El lector serio que quiera desentrañar este rompecabezas o laberinto conceptuoso, lea esas pocas normas y pregúntese si los candidatos “a todo” alguna vez han sido perturbados por nuestros más reconocidos periodistas, cámaras, sindicatos o “grupos cívicos” sobre su grado de compromiso con esos atributos superiores para el “excelente gobierno”.
Nadie, ni el propio Tribunal Supremo de Elecciones que sigo afirmando está obligado a ser el gurú mayor en esta materia, está moviendo un dedo para agitar el fondo de la sopa servida. Lo que sigue existiendo es su estado aguado e insípido que todos han preferido degustar desde hace 76 años.
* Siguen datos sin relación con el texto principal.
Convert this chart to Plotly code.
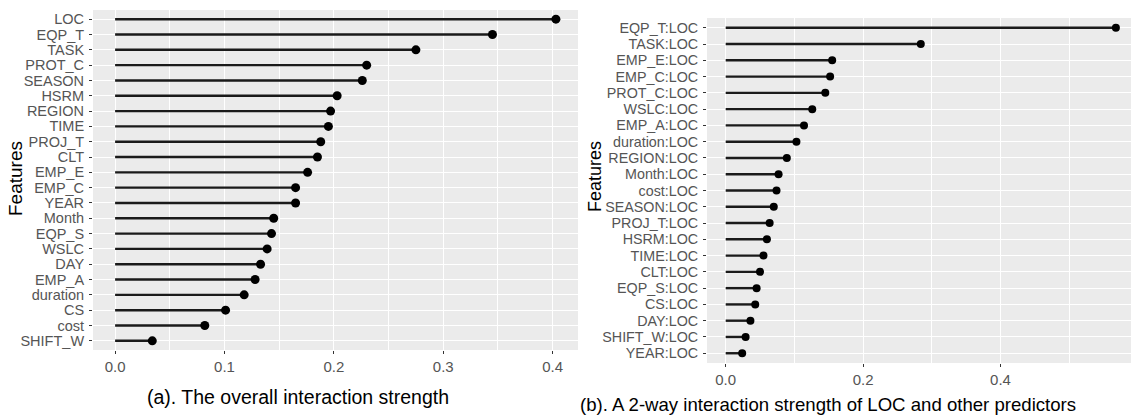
import plotly.graph_objects as go

# Overall interaction strength per feature (top to bottom)
features_a = ["LOC", "EQP_T", "TASK", "PROT_C", "SEASON", "HSRM", "REGION", "TIME",
              "PROJ_T", "CLT", "EMP_E", "EMP_C", "YEAR", "Month", "EQP_S", "WSLC",
              "DAY", "EMP_A", "duration", "CS", "cost", "SHIFT_W"]
strength_a = [0.403, 0.345, 0.275, 0.230, 0.226, 0.203, 0.197, 0.195,
              0.188, 0.185, 0.176, 0.165, 0.165, 0.145, 0.143, 0.139,
              0.133, 0.128, 0.118, 0.101, 0.082, 0.034]

# Two-way interaction strength of LOC with the other predictors (top to bottom)
features_b = ["EQP_T:LOC", "TASK:LOC", "EMP_E:LOC", "EMP_C:LOC", "PROT_C:LOC", "WSLC:LOC",
              "EMP_A:LOC", "duration:LOC", "REGION:LOC", "Month:LOC", "cost:LOC",
              "SEASON:LOC", "PROJ_T:LOC", "HSRM:LOC", "TIME:LOC", "CLT:LOC",
              "EQP_S:LOC", "CS:LOC", "DAY:LOC", "SHIFT_W:LOC", "YEAR:LOC"]
strength_b = [0.568, 0.284, 0.155, 0.152, 0.145, 0.126,
              0.114, 0.103, 0.089, 0.077, 0.074,
              0.070, 0.064, 0.060, 0.055, 0.050,
              0.045, 0.043, 0.036, 0.029, 0.024]

ticks_a = [0.0, 0.1, 0.2, 0.3, 0.4]
ticks_b = [0.0, 0.2, 0.4]

caption_a = "(a). The overall interaction strength"
caption_b = "(b). A 2-way interaction strength of LOC and other predictors"

W, H = 1131, 419
FONT = "Liberation Sans, Arial, sans-serif"
PANEL = "#EBEBEB"
STEM = "#1a1a1a"
TICK_TXT = "#555555"


def px_x(p):
    return p / W


def px_y(p):
    return 1 - p / H


def stems(cats, vals):
    xs, ys = [], []
    for c, v in zip(cats, vals):
        xs += [0, v, None]
        ys += [c, c, None]
    return xs, ys


fig = go.Figure()

for cats, vals, xa, ya, msize in [
    (features_a, strength_a, "x", "y", 9),
    (features_b, strength_b, "x2", "y2", 8),
]:
    sx, sy = stems(cats, vals)
    fig.add_trace(go.Scatter(x=sx, y=sy, mode="lines", xaxis=xa, yaxis=ya,
                             line=dict(color=STEM, width=2.4), hoverinfo="skip",
                             showlegend=False))
    fig.add_trace(go.Scatter(x=vals, y=cats, mode="markers", xaxis=xa, yaxis=ya,
                             marker=dict(color="black", size=msize), showlegend=False))


def xaxis_style(dom, rng, ticks, step, anchor):
    return dict(domain=dom, range=rng, anchor=anchor, tickmode="array", tickvals=ticks,
                ticktext=[f"{t:.1f}" for t in ticks], showgrid=True, gridcolor="white",
                gridwidth=1.3, zeroline=False, showline=False, ticks="outside",
                ticklen=3, tickwidth=1.2, tickcolor="#333333",
                tickfont=dict(family=FONT, size=15, color=TICK_TXT),
                minor=dict(dtick=step / 2, tick0=step / 2, showgrid=True,
                           gridcolor="white", gridwidth=0.6, ticks=""),
                fixedrange=True)


def yaxis_style(dom, cats, anchor, size):
    return dict(domain=dom, anchor=anchor, type="category", categoryorder="array",
                categoryarray=list(reversed(cats)), range=[-0.6, len(cats) - 0.4],
                tickmode="array", tickvals=cats, ticktext=cats,
                showgrid=True, gridcolor="white", gridwidth=1.3, zeroline=False,
                showline=False, ticks="outside", ticklen=3, tickwidth=1.2,
                tickcolor="#333333", ticklabelstandoff=2,
                tickfont=dict(family=FONT, size=size, color=TICK_TXT), fixedrange=True)


fig.update_layout(
    width=W, height=H, autosize=False,
    margin=dict(l=0, r=0, t=0, b=0, pad=0),
    paper_bgcolor="white", plot_bgcolor=PANEL,
    xaxis=xaxis_style([px_x(93), px_x(578)], [-0.0202, 0.4232], ticks_a, 0.1, "y"),
    yaxis=yaxis_style([px_y(350), px_y(10)], features_a, "x", 14.5),
    xaxis2=xaxis_style([px_x(707), 1.0], [-0.0272, 0.590], ticks_b, 0.2, "y2"),
    yaxis2=yaxis_style([px_y(363), px_y(18)], features_b, "x2", 14.3),
    annotations=[
        dict(text="Features", xref="paper", yref="paper", x=px_x(15), y=px_y(179),
             textangle=-90, showarrow=False, xanchor="center", yanchor="middle",
             font=dict(family=FONT, size=19, color="black")),
        dict(text="Features", xref="paper", yref="paper", x=px_x(595), y=px_y(177),
             textangle=-90, showarrow=False, xanchor="center", yanchor="middle",
             font=dict(family=FONT, size=18, color="black")),
        dict(text=caption_a, xref="paper", yref="paper", x=px_x(298), y=px_y(397),
             showarrow=False, xanchor="center", yanchor="middle",
             font=dict(family=FONT, size=19.5, color="black")),
        dict(text=caption_b, xref="paper", yref="paper", x=px_x(828), y=px_y(404),
             showarrow=False, xanchor="center", yanchor="middle",
             font=dict(family=FONT, size=18.6, color="black")),
    ],
)

fig.write_html("out.html")
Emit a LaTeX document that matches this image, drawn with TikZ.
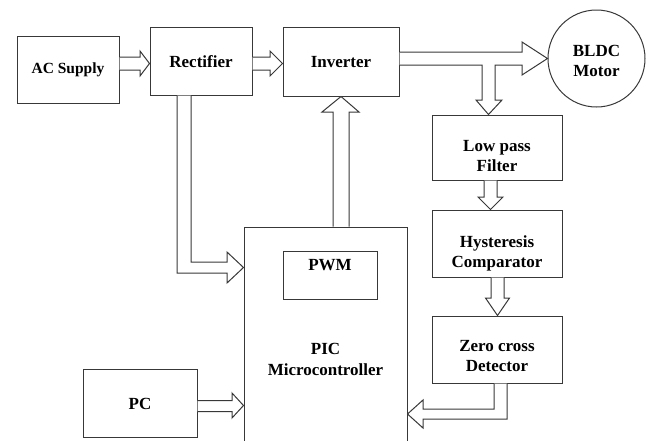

El ingrediente iluminador que permitiría espesarla –el estadismo movilizador ordenado en la Constitución– quedó en el camino, inaplicado. Es por ello difícil para los electores entender por qué tantos enjundiosos ideales de desarrollo solidario con tantas instituciones y recursos para “bajarlos a tierra” no han sido alcanzados más allá de dispersos logros producto de mentes individuales iluminadas, cuando lo exigido era lograr un desempeño e impacto armonioso del conjunto gubernativo movido por “cada” Poder Ejecutivo de cada ramo o sector, y en su total conjunto por el presidente como tal.
¿Hay algo más que querramos ignorar para que Costa Rica finalmente caiga en el irreversible noveno anillo de Dante…?
jmeonos@ice.co.cr
Johnny Meoño Segura, catedrático jubilado de la Universidad de Costa Rica, es doctor en Ciencias Gubernativas por la Universidad de Londres; autor de nueve libros y múltiples investigaciones sobre desarrollo; director de Reforma del Estado Mideplán (1976-1984); profesor durante 37 años en la Escuela de Ciencias Políticas de la UCR; consultor en IICA, BID y PNUD, y colaborador de ‘Página Quince’ de ‘La Nación’ desde 1974.